John Oliver the TV actor who lets people feel smart had some long (pre-written) rant about American unions. Americans love being told how bad they are by people with cool accents.
Thinking about how the fall of American unions has changed the country, it isn’t wholly bad or wholly good. Its a complicated question not solved by correlational research or videos. Either way, American workers have been ill served. Visiting the giant rust-belt is one of the signally most depressing things about life in these United States.
Probably government policy in the Clinton and Bush II eras should have focused on fair moonlighting of underperforming industries instead of just not really caring and as well as should have thought of the dangers of a mostly offshore supply chain (something that we are rehearsing today).

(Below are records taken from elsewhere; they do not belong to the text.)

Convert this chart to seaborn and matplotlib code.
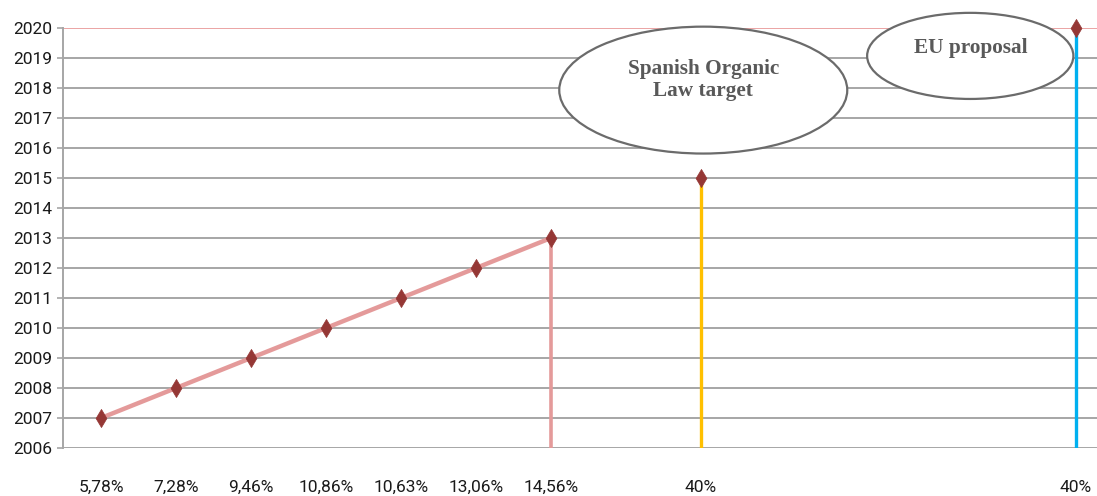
import matplotlib
matplotlib.use("Agg")
import matplotlib.pyplot as plt
from matplotlib.patches import Ellipse
import seaborn as sns
import pandas as pd

# Renewable share reached each year, with the two policy targets
share_labels = ["5,78%", "7,28%", "9,46%", "10,86%", "10,63%", "13,06%", "14,56%", "40%", "40%"]
years = [2007, 2008, 2009, 2010, 2011, 2012, 2013, 2015, 2020]
slots = [0, 1, 2, 3, 4, 5, 6, 8, 13]          # category slot on the x axis
groups = ["hist"] * 7 + ["spain", "eu"]
year_ticks = list(range(2006, 2021))

df = pd.DataFrame({"slot": slots, "year": years, "label": share_labels, "group": groups})
hist = df[df.group == "hist"]

sns.set_style("white")
plt.rcParams["font.family"] = ["Roboto", "DejaVu Sans"]

W, H = 1097, 496
fig = plt.figure(figsize=(W / 100, H / 100), dpi=100)
ax = fig.add_axes([63 / W, 48 / H, (W - 63) / W, 420 / H])

base = year_ticks[0]
top = year_ticks[-1]

# horizontal grid
for y in year_ticks[:-1]:
    ax.axhline(y, color="#a6a6a6", lw=1.4, zorder=0)
ax.axhline(top, color="#eba4a4", lw=1.4, zorder=0)

# historical series
sns.lineplot(data=hist, x="slot", y="year", ax=ax, color="#e49a9a", lw=3.2,
             marker=None, legend=False, zorder=2)

# drop lines down to the base year
drop_colors = {"hist": "#e49a9a", "spain": "#ffc000", "eu": "#00b0f0"}
last_hist = hist.iloc[-1]
ax.vlines(last_hist.slot, base, last_hist.year, color=drop_colors["hist"], lw=2.6, zorder=2)
for g in ["spain", "eu"]:
    row = df[df.group == g].iloc[0]
    ax.vlines(row.slot, base, row.year, color=drop_colors[g], lw=2.4, zorder=2)

# diamond markers on every point
sns.scatterplot(data=df, x="slot", y="year", ax=ax, marker="d", s=85,
                color="#953735", edgecolor="#953735", linewidth=0.5,
                legend=False, zorder=4, clip_on=False)

ax.set_xlim(-0.507, 13.28)
ax.set_ylim(base, top)

ax.set_xticks(df.slot)
ax.set_xticklabels(df.label)
ax.set_yticks(year_ticks)
ax.set_yticklabels([str(y) for y in year_ticks])
ax.tick_params(axis="x", length=0, pad=23, labelsize=12.5, colors="#1a1a1a")
ax.tick_params(axis="y", length=4, width=1.2, color="#a6a6a6", pad=3.5,
               labelsize=12.5, colors="#1a1a1a", left=True)
ax.set_xlabel("")
ax.set_ylabel("")

for side in ["top", "right", "bottom"]:
    ax.spines[side].set_visible(False)
ax.spines["left"].set_color("#a6a6a6")
ax.spines["left"].set_linewidth(1.4)

# callout bubbles
bubbles = [
    ((8.03, 2017.93), 3.84, 4.23, "Spanish Organic\nLaw target", (8.03, 2018.27)),
    ((11.59, 2019.07), 2.75, 2.87, "EU proposal", (11.6, 2019.33)),
]
for center, w, h, text, tpos in bubbles:
    e = Ellipse(center, w, h, facecolor="white", edgecolor="#6b6b6b", lw=1.6,
                zorder=5, clip_on=False)
    ax.add_patch(e)
    ax.text(*tpos, text, ha="center", va="center", fontsize=15.3, fontweight="bold",
            family=["Liberation Serif"], color="#595959", zorder=6, linespacing=1.1)

fig.savefig("out.png", dpi=100)
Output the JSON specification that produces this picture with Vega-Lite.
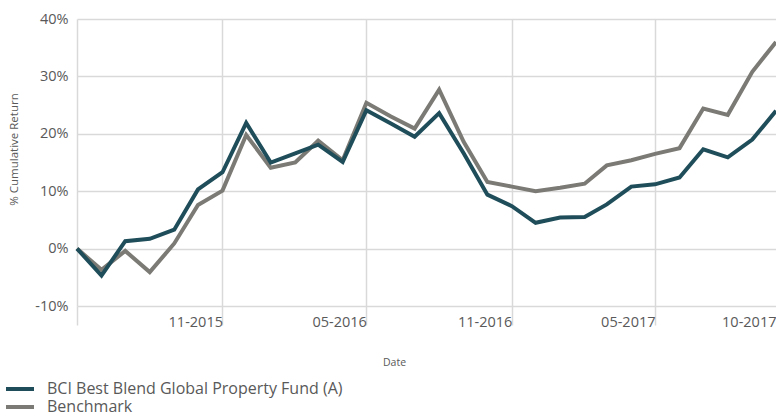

In a textbook world, labor is elastic and mobile, but government policy and the way we live today encourages some of it to be less mobile and more inelastic. I would probably prefer it to more elastic and mobile, but I am think we need to be realistic.
As a society we have to admit that we have made those choices so we must help people along those lines.
Therefore people's lives and communities deserve support, no less than the Arts.
A grown up conversation on this topic, probably excluding academics and government busybodies, would also differentiate between the idea of unions that secure basic working class rights or middle class rights versus the ones that are still standing in America, many that that allow workers to earn at or greater to the top 10% or 5% percentile for labor that clearly isn't in the percentile.